What is asked | Reproduce the material below line by line, beginning with its first line and ending with the line that contains "const has = (list: number[], v: number)"; leave out pictures.

Material |
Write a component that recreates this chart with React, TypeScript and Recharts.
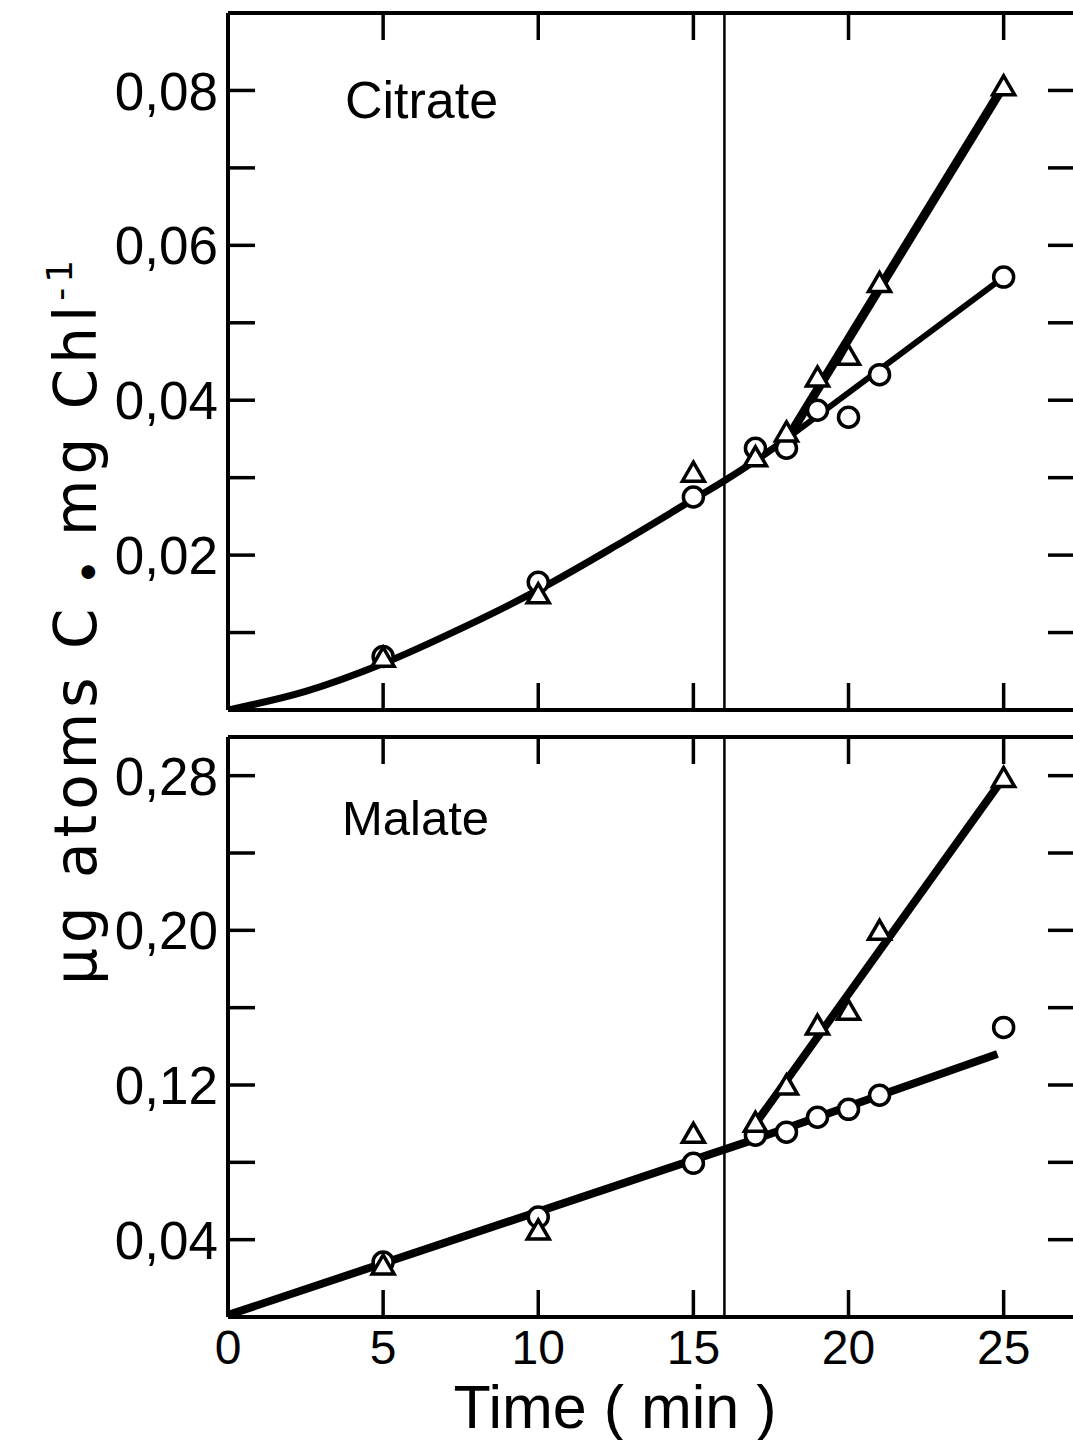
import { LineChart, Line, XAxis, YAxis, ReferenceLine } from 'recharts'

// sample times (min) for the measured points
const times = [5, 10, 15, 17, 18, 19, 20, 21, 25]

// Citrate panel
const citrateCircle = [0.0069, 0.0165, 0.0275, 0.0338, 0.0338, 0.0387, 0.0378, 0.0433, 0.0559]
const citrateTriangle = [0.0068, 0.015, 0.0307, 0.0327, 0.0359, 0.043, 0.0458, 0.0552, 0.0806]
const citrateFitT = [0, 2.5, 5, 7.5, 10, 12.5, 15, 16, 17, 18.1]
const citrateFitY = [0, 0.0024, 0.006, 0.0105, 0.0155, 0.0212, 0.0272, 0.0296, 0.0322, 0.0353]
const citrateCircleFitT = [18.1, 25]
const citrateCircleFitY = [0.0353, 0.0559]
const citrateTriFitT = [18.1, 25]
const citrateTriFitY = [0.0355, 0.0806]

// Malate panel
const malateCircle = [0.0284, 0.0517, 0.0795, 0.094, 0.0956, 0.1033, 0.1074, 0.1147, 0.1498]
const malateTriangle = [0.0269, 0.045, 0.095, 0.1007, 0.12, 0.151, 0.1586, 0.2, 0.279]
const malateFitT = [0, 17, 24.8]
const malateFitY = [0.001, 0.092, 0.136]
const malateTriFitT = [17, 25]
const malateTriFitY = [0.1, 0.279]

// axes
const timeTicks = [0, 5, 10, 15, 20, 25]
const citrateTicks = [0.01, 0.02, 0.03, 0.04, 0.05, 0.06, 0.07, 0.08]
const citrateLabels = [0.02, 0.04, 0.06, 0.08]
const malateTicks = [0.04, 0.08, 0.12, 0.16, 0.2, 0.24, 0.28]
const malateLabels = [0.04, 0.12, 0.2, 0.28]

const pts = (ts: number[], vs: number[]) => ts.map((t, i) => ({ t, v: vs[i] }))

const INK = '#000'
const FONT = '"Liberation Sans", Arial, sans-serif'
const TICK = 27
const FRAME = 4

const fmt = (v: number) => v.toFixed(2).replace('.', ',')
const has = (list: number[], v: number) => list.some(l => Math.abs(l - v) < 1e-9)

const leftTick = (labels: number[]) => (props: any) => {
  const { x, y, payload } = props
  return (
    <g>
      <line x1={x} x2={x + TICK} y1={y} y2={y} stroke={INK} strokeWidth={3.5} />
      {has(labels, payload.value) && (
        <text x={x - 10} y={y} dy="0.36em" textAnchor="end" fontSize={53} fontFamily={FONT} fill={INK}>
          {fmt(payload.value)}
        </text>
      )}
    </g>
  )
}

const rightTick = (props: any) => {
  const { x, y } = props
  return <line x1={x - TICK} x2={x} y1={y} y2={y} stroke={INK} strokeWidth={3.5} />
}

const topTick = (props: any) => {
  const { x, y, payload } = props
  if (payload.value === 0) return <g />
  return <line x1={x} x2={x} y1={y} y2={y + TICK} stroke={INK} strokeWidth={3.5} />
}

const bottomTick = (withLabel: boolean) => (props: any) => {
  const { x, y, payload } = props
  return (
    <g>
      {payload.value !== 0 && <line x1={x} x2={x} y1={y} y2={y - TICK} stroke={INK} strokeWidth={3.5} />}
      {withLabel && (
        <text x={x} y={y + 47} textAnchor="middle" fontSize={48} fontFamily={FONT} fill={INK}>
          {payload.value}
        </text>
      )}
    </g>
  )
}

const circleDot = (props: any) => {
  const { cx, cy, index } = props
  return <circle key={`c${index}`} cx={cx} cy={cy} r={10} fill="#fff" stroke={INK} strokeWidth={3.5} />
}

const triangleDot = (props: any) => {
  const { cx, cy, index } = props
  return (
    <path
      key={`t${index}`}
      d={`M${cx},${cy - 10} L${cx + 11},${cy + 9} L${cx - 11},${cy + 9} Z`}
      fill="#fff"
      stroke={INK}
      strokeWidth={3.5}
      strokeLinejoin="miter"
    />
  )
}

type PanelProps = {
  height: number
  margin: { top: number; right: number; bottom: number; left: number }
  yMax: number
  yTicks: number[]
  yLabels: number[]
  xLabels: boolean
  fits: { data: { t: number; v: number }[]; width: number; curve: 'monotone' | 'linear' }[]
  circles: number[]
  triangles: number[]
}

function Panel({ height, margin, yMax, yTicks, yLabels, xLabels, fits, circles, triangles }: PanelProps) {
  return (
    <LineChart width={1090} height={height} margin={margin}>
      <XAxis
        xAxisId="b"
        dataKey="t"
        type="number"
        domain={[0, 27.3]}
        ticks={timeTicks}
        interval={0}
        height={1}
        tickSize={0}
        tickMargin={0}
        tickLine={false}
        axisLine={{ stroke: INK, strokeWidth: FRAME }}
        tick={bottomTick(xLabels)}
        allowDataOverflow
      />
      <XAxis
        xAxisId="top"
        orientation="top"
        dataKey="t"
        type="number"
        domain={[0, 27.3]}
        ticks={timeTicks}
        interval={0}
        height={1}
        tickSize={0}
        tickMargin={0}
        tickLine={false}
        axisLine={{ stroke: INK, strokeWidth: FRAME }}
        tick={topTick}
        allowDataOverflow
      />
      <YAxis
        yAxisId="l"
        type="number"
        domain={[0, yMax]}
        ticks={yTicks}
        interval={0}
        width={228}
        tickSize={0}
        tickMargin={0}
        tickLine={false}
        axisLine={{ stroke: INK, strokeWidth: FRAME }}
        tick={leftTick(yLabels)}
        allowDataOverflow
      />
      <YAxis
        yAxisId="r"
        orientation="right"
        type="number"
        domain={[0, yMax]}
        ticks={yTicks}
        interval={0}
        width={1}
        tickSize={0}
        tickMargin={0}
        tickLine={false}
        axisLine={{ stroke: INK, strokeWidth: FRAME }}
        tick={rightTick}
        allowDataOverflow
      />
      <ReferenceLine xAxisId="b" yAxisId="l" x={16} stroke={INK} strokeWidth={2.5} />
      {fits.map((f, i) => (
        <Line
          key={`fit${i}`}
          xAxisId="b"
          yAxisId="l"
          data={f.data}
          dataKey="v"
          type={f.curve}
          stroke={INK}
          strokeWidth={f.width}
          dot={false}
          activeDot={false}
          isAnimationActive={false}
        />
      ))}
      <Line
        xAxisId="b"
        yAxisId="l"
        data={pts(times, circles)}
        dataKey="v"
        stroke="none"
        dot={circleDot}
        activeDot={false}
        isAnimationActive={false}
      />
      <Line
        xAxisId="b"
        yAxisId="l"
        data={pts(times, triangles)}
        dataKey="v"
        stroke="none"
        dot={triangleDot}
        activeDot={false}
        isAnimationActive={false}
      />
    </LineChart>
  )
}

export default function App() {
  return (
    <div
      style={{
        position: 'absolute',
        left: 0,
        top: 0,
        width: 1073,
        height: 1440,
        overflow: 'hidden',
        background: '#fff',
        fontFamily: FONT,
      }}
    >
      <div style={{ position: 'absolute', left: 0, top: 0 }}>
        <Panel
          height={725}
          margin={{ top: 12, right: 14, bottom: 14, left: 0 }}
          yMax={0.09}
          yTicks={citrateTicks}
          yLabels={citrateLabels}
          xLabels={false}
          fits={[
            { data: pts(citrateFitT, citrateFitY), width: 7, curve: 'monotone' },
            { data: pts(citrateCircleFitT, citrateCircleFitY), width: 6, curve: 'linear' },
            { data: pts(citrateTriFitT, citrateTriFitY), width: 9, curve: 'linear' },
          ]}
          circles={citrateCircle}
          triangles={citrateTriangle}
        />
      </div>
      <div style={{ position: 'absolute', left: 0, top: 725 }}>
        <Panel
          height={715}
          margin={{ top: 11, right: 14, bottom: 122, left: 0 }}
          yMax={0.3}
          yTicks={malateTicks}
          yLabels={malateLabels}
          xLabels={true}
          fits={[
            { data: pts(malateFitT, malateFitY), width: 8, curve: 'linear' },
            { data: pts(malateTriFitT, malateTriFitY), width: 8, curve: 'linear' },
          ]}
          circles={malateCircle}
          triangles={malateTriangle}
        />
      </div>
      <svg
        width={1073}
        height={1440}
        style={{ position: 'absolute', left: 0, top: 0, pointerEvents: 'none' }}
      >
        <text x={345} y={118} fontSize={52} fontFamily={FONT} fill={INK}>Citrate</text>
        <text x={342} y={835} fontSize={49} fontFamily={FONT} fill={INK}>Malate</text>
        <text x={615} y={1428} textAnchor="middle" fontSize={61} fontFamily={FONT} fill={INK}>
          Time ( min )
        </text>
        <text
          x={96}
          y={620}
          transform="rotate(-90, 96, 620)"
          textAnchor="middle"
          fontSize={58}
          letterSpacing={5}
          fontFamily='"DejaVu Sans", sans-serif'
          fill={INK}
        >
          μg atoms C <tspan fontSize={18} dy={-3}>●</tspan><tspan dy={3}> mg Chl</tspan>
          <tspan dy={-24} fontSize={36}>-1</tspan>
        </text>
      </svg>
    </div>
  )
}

Full answer |
Write a component that recreates this chart with React, TypeScript and Recharts.
import { LineChart, Line, XAxis, YAxis, ReferenceLine } from 'recharts'

// sample times (min) for the measured points
const times = [5, 10, 15, 17, 18, 19, 20, 21, 25]

// Citrate panel
const citrateCircle = [0.0069, 0.0165, 0.0275, 0.0338, 0.0338, 0.0387, 0.0378, 0.0433, 0.0559]
const citrateTriangle = [0.0068, 0.015, 0.0307, 0.0327, 0.0359, 0.043, 0.0458, 0.0552, 0.0806]
const citrateFitT = [0, 2.5, 5, 7.5, 10, 12.5, 15, 16, 17, 18.1]
const citrateFitY = [0, 0.0024, 0.006, 0.0105, 0.0155, 0.0212, 0.0272, 0.0296, 0.0322, 0.0353]
const citrateCircleFitT = [18.1, 25]
const citrateCircleFitY = [0.0353, 0.0559]
const citrateTriFitT = [18.1, 25]
const citrateTriFitY = [0.0355, 0.0806]

// Malate panel
const malateCircle = [0.0284, 0.0517, 0.0795, 0.094, 0.0956, 0.1033, 0.1074, 0.1147, 0.1498]
const malateTriangle = [0.0269, 0.045, 0.095, 0.1007, 0.12, 0.151, 0.1586, 0.2, 0.279]
const malateFitT = [0, 17, 24.8]
const malateFitY = [0.001, 0.092, 0.136]
const malateTriFitT = [17, 25]
const malateTriFitY = [0.1, 0.279]

// axes
const timeTicks = [0, 5, 10, 15, 20, 25]
const citrateTicks = [0.01, 0.02, 0.03, 0.04, 0.05, 0.06, 0.07, 0.08]
const citrateLabels = [0.02, 0.04, 0.06, 0.08]
const malateTicks = [0.04, 0.08, 0.12, 0.16, 0.2, 0.24, 0.28]
const malateLabels = [0.04, 0.12, 0.2, 0.28]

const pts = (ts: number[], vs: number[]) => ts.map((t, i) => ({ t, v: vs[i] }))

const INK = '#000'
const FONT = '"Liberation Sans", Arial, sans-serif'
const TICK = 27
const FRAME = 4

const fmt = (v: number) => v.toFixed(2).replace('.', ',')
const has = (list: number[], v: number) => list.some(l => Math.abs(l - v) < 1e-9)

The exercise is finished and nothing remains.